— Written request —
Using the listing below, give again exactly the lines from the line with "Emit a component" to the line with "23.8, 23.1, 23.05];", inclusive, without the pictures.

— Records for this exercise —
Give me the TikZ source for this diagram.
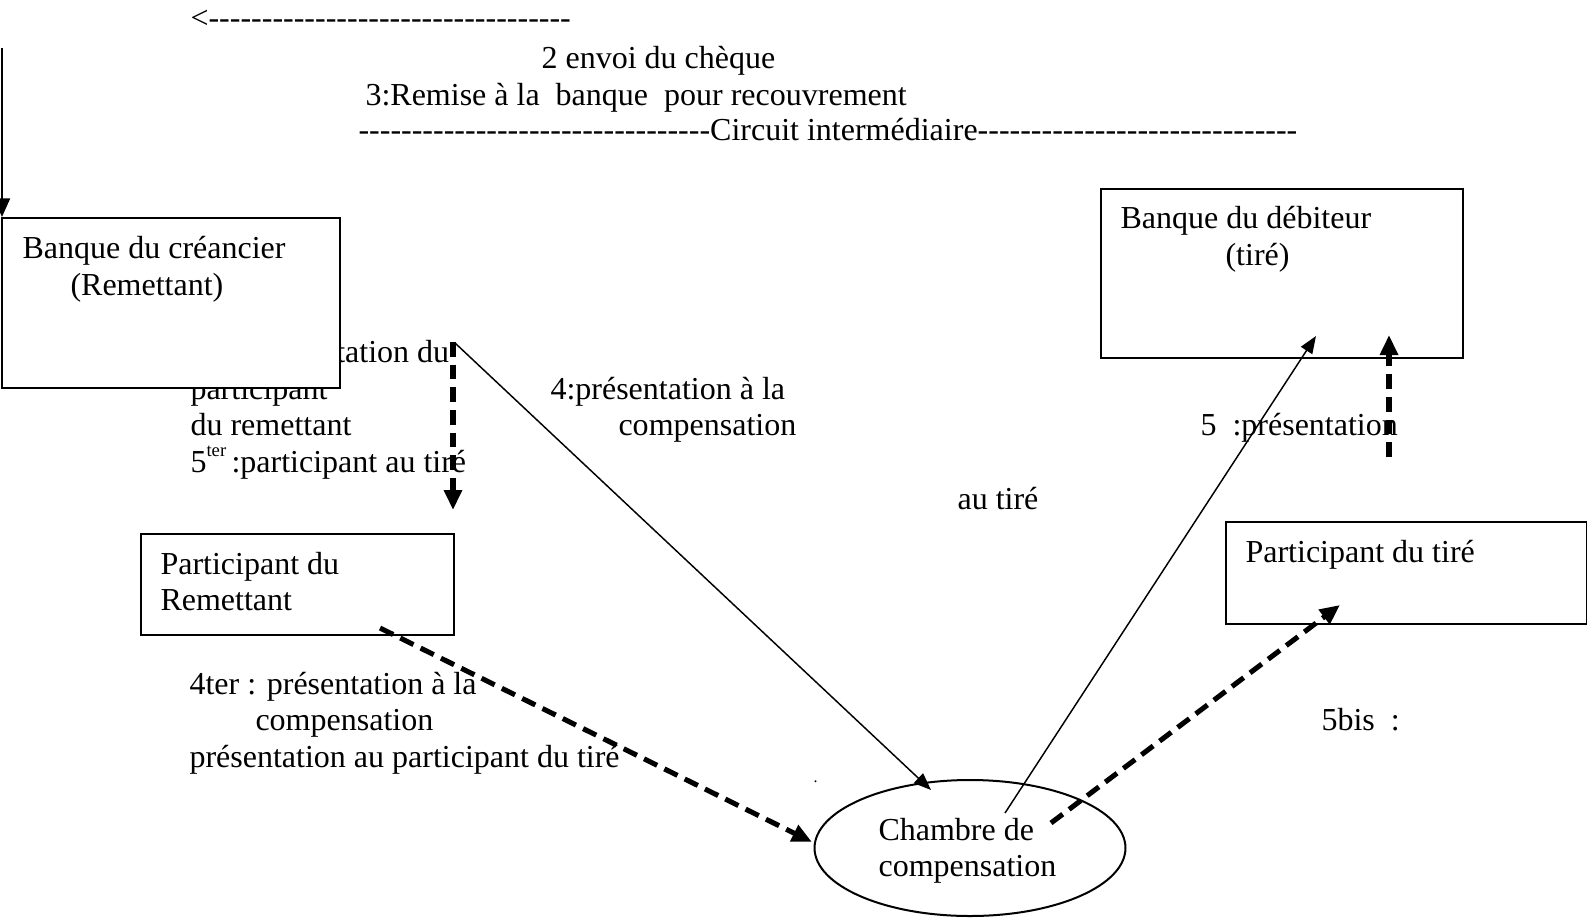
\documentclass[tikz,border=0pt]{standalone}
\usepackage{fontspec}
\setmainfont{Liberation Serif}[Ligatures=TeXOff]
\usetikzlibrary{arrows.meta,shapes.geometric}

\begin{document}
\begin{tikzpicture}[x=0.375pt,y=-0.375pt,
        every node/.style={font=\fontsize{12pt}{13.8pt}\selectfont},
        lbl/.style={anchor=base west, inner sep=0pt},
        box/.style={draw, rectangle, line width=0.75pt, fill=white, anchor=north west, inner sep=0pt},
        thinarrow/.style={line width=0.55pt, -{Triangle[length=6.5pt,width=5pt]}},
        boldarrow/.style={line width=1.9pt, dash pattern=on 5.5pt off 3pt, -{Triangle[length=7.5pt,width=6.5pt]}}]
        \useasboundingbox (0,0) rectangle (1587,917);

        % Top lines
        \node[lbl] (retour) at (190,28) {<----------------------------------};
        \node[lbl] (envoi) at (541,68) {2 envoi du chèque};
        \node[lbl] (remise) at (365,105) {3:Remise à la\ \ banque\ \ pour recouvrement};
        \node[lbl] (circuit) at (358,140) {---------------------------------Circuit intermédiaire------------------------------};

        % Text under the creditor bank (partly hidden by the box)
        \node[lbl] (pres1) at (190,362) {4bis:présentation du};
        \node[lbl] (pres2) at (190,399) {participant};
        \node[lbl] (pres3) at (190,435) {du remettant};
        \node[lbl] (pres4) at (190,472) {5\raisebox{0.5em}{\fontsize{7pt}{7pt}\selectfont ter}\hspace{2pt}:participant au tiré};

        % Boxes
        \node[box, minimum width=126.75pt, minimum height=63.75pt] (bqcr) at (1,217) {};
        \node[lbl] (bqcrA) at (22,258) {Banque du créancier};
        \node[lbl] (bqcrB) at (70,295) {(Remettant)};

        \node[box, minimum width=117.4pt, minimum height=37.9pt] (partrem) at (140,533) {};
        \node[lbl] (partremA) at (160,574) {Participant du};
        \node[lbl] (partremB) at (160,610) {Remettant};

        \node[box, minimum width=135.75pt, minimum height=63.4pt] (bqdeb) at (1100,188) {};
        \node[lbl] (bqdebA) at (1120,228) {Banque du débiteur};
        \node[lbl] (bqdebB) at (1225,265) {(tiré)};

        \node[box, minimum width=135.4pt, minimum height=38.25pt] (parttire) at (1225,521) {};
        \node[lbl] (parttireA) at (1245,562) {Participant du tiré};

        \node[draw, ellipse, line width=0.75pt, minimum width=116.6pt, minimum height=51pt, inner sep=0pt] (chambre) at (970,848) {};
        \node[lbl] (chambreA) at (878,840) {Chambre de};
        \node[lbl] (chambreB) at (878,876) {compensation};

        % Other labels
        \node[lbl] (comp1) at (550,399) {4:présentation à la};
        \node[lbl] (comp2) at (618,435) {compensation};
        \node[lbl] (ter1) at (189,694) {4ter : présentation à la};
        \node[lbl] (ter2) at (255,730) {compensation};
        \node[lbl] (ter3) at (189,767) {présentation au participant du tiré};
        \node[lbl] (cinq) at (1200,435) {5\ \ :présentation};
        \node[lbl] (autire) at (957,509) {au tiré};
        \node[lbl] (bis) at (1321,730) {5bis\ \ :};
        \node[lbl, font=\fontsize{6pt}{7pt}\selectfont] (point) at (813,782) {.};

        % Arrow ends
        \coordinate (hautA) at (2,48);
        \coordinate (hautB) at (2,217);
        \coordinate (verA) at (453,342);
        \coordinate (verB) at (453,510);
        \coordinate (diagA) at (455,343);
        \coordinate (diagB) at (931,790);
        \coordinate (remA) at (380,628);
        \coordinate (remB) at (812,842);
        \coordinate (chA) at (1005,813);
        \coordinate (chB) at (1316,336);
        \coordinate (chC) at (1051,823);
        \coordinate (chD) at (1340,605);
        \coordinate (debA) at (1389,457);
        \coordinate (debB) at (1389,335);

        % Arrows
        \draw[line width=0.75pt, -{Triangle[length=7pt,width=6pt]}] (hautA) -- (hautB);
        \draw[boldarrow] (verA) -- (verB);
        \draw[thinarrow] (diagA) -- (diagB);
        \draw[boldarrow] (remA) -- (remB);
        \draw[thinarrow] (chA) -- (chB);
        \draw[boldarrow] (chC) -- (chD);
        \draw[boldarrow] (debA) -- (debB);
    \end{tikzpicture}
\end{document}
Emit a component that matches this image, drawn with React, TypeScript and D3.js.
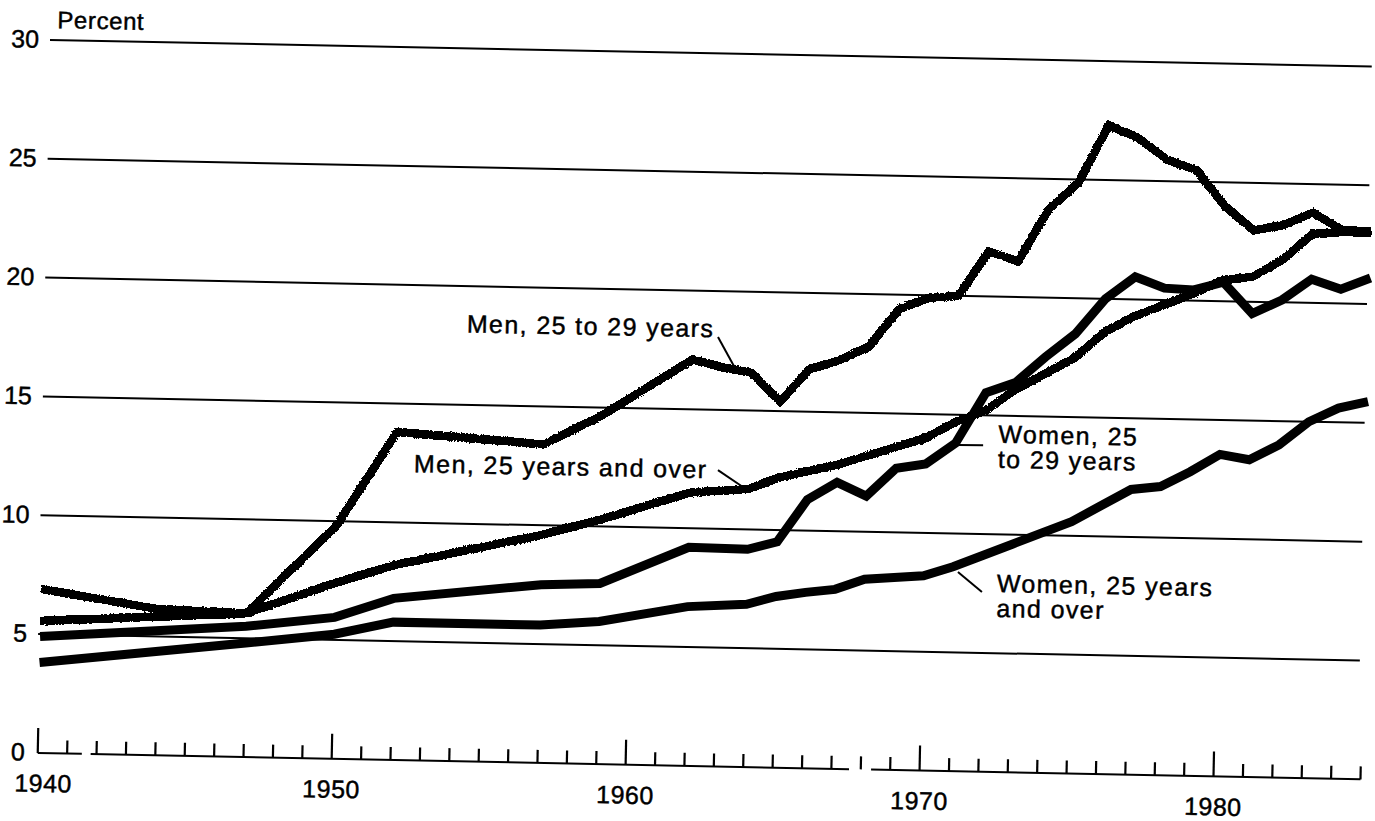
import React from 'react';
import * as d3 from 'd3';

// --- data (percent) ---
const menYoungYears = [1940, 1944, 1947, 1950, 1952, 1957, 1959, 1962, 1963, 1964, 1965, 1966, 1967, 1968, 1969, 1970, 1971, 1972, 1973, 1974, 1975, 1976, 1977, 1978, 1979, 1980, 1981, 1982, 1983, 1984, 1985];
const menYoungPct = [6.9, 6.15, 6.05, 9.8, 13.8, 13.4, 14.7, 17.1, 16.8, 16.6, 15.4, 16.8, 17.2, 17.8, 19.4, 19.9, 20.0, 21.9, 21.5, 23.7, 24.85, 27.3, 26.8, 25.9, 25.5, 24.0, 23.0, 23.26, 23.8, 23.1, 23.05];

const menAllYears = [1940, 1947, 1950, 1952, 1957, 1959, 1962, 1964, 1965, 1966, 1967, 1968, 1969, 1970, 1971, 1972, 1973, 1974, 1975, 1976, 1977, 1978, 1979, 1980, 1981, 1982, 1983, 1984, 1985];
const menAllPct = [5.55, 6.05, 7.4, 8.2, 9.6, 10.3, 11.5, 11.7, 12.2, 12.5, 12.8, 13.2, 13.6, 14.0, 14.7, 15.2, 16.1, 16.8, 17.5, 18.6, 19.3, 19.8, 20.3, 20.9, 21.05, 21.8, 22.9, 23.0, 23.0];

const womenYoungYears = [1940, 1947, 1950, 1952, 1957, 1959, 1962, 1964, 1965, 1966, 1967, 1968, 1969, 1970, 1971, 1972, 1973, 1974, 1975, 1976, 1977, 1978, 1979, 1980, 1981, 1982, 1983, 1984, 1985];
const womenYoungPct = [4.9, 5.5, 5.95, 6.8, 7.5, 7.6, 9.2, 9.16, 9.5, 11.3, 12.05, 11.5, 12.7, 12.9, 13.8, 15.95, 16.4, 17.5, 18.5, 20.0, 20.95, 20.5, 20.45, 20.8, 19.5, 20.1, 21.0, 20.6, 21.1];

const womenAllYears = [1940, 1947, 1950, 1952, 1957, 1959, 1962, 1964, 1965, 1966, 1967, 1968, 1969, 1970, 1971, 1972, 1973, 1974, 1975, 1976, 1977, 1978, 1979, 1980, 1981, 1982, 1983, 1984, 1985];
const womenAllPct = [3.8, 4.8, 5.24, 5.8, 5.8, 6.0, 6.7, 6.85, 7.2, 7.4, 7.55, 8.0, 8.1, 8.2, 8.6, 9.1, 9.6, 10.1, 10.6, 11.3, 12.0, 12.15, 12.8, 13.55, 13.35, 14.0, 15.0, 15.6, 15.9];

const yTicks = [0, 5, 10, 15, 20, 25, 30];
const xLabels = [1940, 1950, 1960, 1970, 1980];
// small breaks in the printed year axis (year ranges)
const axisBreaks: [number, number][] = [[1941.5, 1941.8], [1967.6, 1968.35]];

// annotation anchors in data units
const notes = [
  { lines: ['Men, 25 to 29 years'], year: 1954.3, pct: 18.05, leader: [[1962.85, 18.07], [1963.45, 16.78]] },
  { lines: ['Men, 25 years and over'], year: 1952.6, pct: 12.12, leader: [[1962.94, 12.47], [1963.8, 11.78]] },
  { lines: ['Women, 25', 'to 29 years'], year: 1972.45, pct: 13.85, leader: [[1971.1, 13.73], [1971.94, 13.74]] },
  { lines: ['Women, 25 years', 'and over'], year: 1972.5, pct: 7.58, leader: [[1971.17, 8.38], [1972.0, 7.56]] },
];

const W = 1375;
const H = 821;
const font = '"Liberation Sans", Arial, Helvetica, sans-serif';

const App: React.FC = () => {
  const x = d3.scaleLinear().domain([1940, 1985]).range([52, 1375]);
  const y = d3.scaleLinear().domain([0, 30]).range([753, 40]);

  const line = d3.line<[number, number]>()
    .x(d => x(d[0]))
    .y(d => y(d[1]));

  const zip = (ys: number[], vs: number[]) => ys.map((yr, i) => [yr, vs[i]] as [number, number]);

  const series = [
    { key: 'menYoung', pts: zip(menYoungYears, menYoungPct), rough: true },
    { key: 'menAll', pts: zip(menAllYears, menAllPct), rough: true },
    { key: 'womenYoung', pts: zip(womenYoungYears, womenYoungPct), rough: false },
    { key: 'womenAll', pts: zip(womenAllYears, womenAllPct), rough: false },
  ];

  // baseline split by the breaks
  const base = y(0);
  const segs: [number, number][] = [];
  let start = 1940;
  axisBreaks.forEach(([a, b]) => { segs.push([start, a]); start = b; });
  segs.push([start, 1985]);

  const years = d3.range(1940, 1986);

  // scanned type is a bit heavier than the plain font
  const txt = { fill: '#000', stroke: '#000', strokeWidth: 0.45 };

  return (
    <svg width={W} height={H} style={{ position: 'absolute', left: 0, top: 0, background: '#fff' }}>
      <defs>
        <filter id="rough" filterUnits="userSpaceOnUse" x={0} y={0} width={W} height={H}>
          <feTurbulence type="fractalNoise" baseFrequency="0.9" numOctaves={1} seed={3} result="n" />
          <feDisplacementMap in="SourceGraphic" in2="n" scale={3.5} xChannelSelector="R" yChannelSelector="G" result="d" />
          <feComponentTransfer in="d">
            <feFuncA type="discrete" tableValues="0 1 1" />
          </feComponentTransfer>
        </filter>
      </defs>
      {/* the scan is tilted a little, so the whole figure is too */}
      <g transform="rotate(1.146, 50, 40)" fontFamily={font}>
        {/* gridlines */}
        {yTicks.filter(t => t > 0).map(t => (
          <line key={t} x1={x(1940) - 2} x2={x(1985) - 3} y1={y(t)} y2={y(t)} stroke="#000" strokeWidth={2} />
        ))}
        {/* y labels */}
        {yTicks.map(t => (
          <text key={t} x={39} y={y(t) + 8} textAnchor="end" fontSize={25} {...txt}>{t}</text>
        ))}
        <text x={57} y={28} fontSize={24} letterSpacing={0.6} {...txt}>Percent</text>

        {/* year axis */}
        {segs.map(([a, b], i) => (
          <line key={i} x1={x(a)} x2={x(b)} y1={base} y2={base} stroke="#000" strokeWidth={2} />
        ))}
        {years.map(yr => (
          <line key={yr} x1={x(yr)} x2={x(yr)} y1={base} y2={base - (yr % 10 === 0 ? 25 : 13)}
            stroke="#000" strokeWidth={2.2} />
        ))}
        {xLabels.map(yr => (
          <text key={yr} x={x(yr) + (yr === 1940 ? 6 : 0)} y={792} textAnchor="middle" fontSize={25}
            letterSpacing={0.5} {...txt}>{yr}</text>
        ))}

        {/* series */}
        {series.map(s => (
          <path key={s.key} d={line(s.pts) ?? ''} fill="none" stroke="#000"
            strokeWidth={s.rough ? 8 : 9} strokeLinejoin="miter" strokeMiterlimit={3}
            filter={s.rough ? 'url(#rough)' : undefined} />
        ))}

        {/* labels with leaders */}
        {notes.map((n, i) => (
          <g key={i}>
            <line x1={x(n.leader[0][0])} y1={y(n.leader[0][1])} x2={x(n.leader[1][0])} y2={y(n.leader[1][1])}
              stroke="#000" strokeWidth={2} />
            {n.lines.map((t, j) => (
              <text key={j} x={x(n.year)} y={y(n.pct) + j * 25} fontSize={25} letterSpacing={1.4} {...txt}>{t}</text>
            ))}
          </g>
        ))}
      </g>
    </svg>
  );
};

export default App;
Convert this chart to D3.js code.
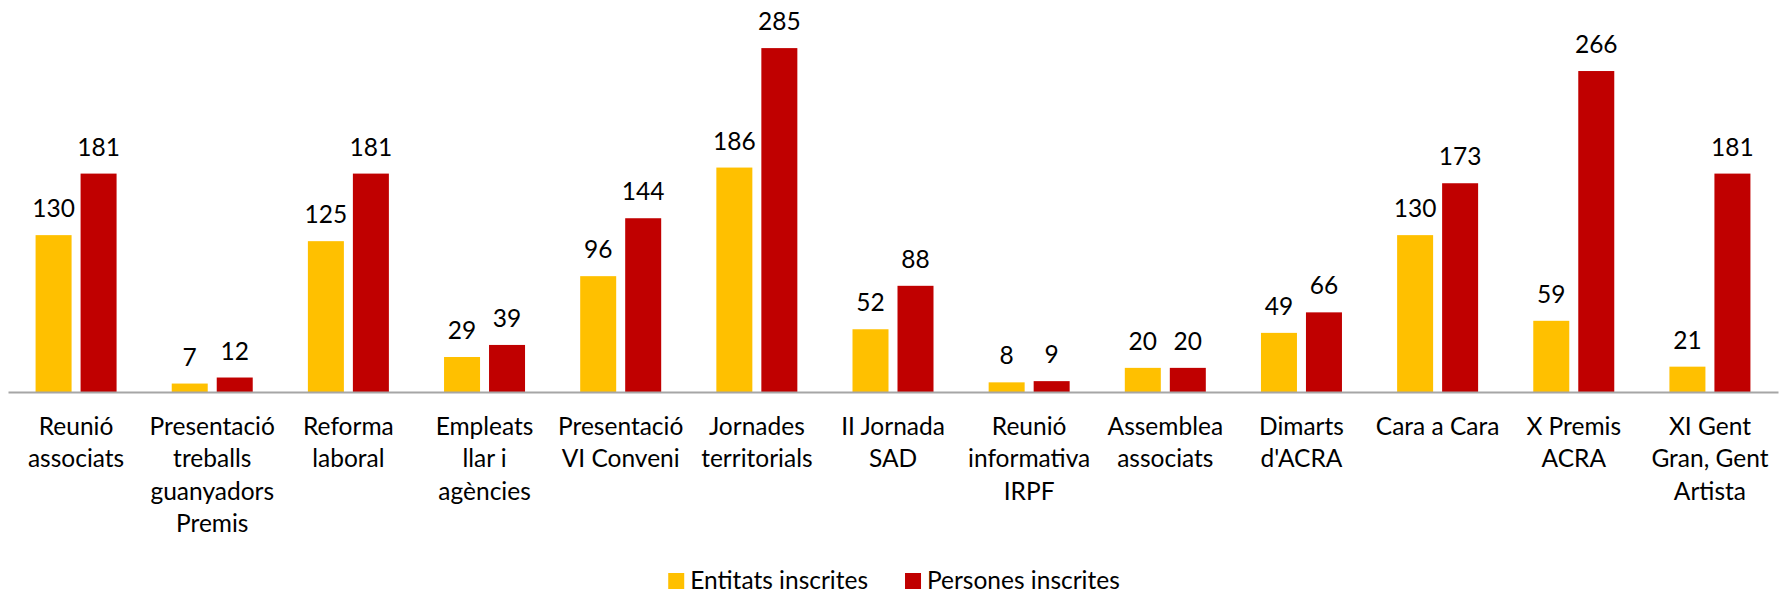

— The result —
Emit a component that matches this image, drawn with React, TypeScript and D3.js.
import React from 'react';
import * as d3 from 'd3';

// --- data (percent) ---
const menYoungYears = [1940, 1944, 1947, 1950, 1952, 1957, 1959, 1962, 1963, 1964, 1965, 1966, 1967, 1968, 1969, 1970, 1971, 1972, 1973, 1974, 1975, 1976, 1977, 1978, 1979, 1980, 1981, 1982, 1983, 1984, 1985];
const menYoungPct = [6.9, 6.15, 6.05, 9.8, 13.8, 13.4, 14.7, 17.1, 16.8, 16.6, 15.4, 16.8, 17.2, 17.8, 19.4, 19.9, 20.0, 21.9, 21.5, 23.7, 24.85, 27.3, 26.8, 25.9, 25.5, 24.0, 23.0, 23.26, 23.8, 23.1, 23.05];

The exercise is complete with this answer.